What you should do
Return the material exactly as supplied, apart from the pictures, which are omitted.
## Start
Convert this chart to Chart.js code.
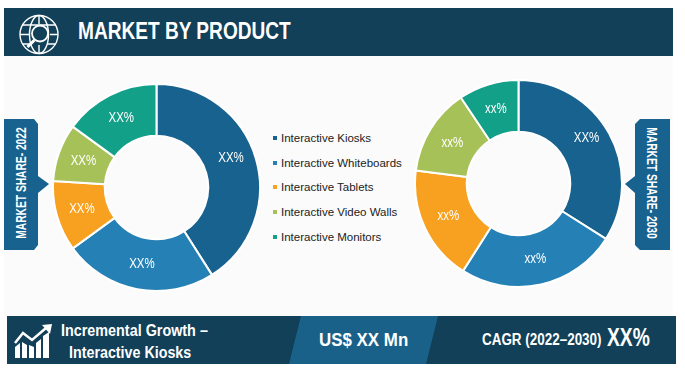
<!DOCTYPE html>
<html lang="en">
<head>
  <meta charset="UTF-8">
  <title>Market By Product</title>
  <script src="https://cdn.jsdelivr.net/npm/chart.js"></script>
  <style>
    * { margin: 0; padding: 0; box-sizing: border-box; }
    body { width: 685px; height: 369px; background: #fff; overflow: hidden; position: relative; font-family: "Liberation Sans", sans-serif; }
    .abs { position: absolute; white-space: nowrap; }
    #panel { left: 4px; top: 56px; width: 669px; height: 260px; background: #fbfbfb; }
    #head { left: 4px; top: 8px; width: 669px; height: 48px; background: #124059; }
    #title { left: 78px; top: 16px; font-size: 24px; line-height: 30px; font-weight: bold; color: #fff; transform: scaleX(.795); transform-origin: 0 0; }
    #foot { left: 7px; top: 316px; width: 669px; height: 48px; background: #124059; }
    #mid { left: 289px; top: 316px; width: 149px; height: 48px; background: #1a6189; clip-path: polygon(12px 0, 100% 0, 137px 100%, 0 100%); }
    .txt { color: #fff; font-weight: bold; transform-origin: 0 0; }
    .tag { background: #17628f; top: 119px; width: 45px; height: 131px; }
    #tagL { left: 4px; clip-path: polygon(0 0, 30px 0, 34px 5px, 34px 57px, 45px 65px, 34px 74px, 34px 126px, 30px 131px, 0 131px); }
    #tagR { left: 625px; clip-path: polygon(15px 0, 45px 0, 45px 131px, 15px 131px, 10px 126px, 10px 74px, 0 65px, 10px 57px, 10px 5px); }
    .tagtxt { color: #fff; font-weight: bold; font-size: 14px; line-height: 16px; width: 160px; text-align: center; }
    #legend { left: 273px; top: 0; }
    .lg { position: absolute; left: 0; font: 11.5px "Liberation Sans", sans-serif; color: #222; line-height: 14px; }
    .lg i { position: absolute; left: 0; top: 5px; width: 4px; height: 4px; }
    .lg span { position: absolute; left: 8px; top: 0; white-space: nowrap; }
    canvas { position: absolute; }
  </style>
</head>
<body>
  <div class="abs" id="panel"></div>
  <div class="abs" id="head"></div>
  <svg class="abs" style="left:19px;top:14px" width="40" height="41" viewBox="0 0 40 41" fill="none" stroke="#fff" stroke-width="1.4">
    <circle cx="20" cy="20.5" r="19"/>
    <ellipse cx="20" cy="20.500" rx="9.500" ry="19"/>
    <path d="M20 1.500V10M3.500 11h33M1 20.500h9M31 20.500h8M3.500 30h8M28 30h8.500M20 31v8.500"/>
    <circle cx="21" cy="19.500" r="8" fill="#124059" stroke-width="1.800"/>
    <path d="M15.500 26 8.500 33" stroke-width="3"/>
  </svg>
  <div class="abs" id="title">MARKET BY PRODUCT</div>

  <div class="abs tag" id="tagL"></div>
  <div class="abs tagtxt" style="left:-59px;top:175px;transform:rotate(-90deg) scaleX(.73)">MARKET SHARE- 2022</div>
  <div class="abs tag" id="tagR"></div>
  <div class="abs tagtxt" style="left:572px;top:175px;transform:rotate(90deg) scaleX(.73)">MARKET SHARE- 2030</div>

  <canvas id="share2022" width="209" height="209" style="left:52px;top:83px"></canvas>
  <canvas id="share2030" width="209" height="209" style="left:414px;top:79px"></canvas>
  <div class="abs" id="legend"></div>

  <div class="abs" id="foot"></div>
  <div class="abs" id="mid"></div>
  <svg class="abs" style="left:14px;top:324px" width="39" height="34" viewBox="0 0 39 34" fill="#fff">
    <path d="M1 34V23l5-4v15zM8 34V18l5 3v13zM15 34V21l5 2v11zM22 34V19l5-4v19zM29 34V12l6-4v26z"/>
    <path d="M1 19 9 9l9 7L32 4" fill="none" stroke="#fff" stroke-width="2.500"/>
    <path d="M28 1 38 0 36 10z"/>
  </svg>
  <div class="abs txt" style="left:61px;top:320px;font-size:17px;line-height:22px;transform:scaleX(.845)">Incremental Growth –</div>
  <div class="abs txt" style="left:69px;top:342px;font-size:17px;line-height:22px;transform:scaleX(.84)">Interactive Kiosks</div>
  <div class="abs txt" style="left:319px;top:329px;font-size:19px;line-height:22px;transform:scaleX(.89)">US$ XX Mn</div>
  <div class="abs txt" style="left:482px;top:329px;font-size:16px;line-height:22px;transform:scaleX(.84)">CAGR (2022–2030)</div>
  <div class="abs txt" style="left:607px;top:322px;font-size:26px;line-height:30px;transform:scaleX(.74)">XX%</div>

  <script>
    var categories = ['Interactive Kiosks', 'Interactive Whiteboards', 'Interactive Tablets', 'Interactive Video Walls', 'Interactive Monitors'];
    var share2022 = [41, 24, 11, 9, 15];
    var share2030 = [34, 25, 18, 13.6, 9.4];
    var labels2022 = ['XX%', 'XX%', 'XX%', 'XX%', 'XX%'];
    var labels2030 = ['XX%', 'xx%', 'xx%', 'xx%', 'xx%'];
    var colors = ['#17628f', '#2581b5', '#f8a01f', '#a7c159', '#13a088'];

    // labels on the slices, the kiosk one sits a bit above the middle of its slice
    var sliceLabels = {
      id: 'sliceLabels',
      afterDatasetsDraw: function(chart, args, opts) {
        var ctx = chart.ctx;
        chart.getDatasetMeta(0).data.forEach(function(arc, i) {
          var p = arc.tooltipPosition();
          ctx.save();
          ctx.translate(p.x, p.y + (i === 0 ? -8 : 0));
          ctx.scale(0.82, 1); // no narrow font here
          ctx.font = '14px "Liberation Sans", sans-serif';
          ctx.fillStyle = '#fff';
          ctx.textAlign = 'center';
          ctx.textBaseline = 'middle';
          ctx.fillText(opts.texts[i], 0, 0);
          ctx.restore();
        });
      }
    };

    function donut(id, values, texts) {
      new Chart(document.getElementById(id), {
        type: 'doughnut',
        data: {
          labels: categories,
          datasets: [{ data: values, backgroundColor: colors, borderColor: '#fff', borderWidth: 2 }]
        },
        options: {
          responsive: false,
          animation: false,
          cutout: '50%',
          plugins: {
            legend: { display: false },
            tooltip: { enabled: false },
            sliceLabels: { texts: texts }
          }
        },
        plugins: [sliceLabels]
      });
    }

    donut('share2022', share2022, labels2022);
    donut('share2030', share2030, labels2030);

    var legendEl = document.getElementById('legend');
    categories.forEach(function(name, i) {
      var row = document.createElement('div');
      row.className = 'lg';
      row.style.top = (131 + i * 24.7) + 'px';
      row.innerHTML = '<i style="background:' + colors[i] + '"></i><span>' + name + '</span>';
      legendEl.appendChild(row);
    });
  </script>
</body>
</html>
## End
Correct response
Convert this chart to Chart.js code.
<!DOCTYPE html>
<html lang="en">
<head>
  <meta charset="UTF-8">
  <title>Market By Product</title>
  <script src="https://cdn.jsdelivr.net/npm/chart.js"></script>
  <style>
    * { margin: 0; padding: 0; box-sizing: border-box; }
    body { width: 685px; height: 369px; background: #fff; overflow: hidden; position: relative; font-family: "Liberation Sans", sans-serif; }
    .abs { position: absolute; white-space: nowrap; }
    #panel { left: 4px; top: 56px; width: 669px; height: 260px; background: #fbfbfb; }
    #head { left: 4px; top: 8px; width: 669px; height: 48px; background: #124059; }
    #title { left: 78px; top: 16px; font-size: 24px; line-height: 30px; font-weight: bold; color: #fff; transform: scaleX(.795); transform-origin: 0 0; }
    #foot { left: 7px; top: 316px; width: 669px; height: 48px; background: #124059; }
    #mid { left: 289px; top: 316px; width: 149px; height: 48px; background: #1a6189; clip-path: polygon(12px 0, 100% 0, 137px 100%, 0 100%); }
    .txt { color: #fff; font-weight: bold; transform-origin: 0 0; }
    .tag { background: #17628f; top: 119px; width: 45px; height: 131px; }
    #tagL { left: 4px; clip-path: polygon(0 0, 30px 0, 34px 5px, 34px 57px, 45px 65px, 34px 74px, 34px 126px, 30px 131px, 0 131px); }
    #tagR { left: 625px; clip-path: polygon(15px 0, 45px 0, 45px 131px, 15px 131px, 10px 126px, 10px 74px, 0 65px, 10px 57px, 10px 5px); }
    .tagtxt { color: #fff; font-weight: bold; font-size: 14px; line-height: 16px; width: 160px; text-align: center; }
    #legend { left: 273px; top: 0; }
    .lg { position: absolute; left: 0; font: 11.5px "Liberation Sans", sans-serif; color: #222; line-height: 14px; }
    .lg i { position: absolute; left: 0; top: 5px; width: 4px; height: 4px; }
    .lg span { position: absolute; left: 8px; top: 0; white-space: nowrap; }
    canvas { position: absolute; }
  </style>
</head>
<body>
  <div class="abs" id="panel"></div>
  <div class="abs" id="head"></div>
  <svg class="abs" style="left:19px;top:14px" width="40" height="41" viewBox="0 0 40 41" fill="none" stroke="#fff" stroke-width="1.4">
    <circle cx="20" cy="20.5" r="19"/>
    <ellipse cx="20" cy="20.500" rx="9.500" ry="19"/>
    <path d="M20 1.500V10M3.500 11h33M1 20.500h9M31 20.500h8M3.500 30h8M28 30h8.500M20 31v8.500"/>
    <circle cx="21" cy="19.500" r="8" fill="#124059" stroke-width="1.800"/>
    <path d="M15.500 26 8.500 33" stroke-width="3"/>
  </svg>
  <div class="abs" id="title">MARKET BY PRODUCT</div>

  <div class="abs tag" id="tagL"></div>
  <div class="abs tagtxt" style="left:-59px;top:175px;transform:rotate(-90deg) scaleX(.73)">MARKET SHARE- 2022</div>
  <div class="abs tag" id="tagR"></div>
  <div class="abs tagtxt" style="left:572px;top:175px;transform:rotate(90deg) scaleX(.73)">MARKET SHARE- 2030</div>

  <canvas id="share2022" width="209" height="209" style="left:52px;top:83px"></canvas>
  <canvas id="share2030" width="209" height="209" style="left:414px;top:79px"></canvas>
  <div class="abs" id="legend"></div>

  <div class="abs" id="foot"></div>
  <div class="abs" id="mid"></div>
  <svg class="abs" style="left:14px;top:324px" width="39" height="34" viewBox="0 0 39 34" fill="#fff">
    <path d="M1 34V23l5-4v15zM8 34V18l5 3v13zM15 34V21l5 2v11zM22 34V19l5-4v19zM29 34V12l6-4v26z"/>
    <path d="M1 19 9 9l9 7L32 4" fill="none" stroke="#fff" stroke-width="2.500"/>
    <path d="M28 1 38 0 36 10z"/>
  </svg>
  <div class="abs txt" style="left:61px;top:320px;font-size:17px;line-height:22px;transform:scaleX(.845)">Incremental Growth –</div>
  <div class="abs txt" style="left:69px;top:342px;font-size:17px;line-height:22px;transform:scaleX(.84)">Interactive Kiosks</div>
  <div class="abs txt" style="left:319px;top:329px;font-size:19px;line-height:22px;transform:scaleX(.89)">US$ XX Mn</div>
  <div class="abs txt" style="left:482px;top:329px;font-size:16px;line-height:22px;transform:scaleX(.84)">CAGR (2022–2030)</div>
  <div class="abs txt" style="left:607px;top:322px;font-size:26px;line-height:30px;transform:scaleX(.74)">XX%</div>

  <script>
    var categories = ['Interactive Kiosks', 'Interactive Whiteboards', 'Interactive Tablets', 'Interactive Video Walls', 'Interactive Monitors'];
    var share2022 = [41, 24, 11, 9, 15];
    var share2030 = [34, 25, 18, 13.6, 9.4];
    var labels2022 = ['XX%', 'XX%', 'XX%', 'XX%', 'XX%'];
    var labels2030 = ['XX%', 'xx%', 'xx%', 'xx%', 'xx%'];
    var colors = ['#17628f', '#2581b5', '#f8a01f', '#a7c159', '#13a088'];

    // labels on the slices, the kiosk one sits a bit above the middle of its slice
    var sliceLabels = {
      id: 'sliceLabels',
      afterDatasetsDraw: function(chart, args, opts) {
        var ctx = chart.ctx;
        chart.getDatasetMeta(0).data.forEach(function(arc, i) {
          var p = arc.tooltipPosition();
          ctx.save();
          ctx.translate(p.x, p.y + (i === 0 ? -8 : 0));
          ctx.scale(0.82, 1); // no narrow font here
          ctx.font = '14px "Liberation Sans", sans-serif';
          ctx.fillStyle = '#fff';
          ctx.textAlign = 'center';
          ctx.textBaseline = 'middle';
          ctx.fillText(opts.texts[i], 0, 0);
          ctx.restore();
        });
      }
    };

    function donut(id, values, texts) {
      new Chart(document.getElementById(id), {
        type: 'doughnut',
        data: {
          labels: categories,
          datasets: [{ data: values, backgroundColor: colors, borderColor: '#fff', borderWidth: 2 }]
        },
        options: {
          responsive: false,
          animation: false,
          cutout: '50%',
          plugins: {
            legend: { display: false },
            tooltip: { enabled: false },
            sliceLabels: { texts: texts }
          }
        },
        plugins: [sliceLabels]
      });
    }

    donut('share2022', share2022, labels2022);
    donut('share2030', share2030, labels2030);

    var legendEl = document.getElementById('legend');
    categories.forEach(function(name, i) {
      var row = document.createElement('div');
      row.className = 'lg';
      row.style.top = (131 + i * 24.7) + 'px';
      row.innerHTML = '<i style="background:' + colors[i] + '"></i><span>' + name + '</span>';
      legendEl.appendChild(row);
    });
  </script>
</body>
</html>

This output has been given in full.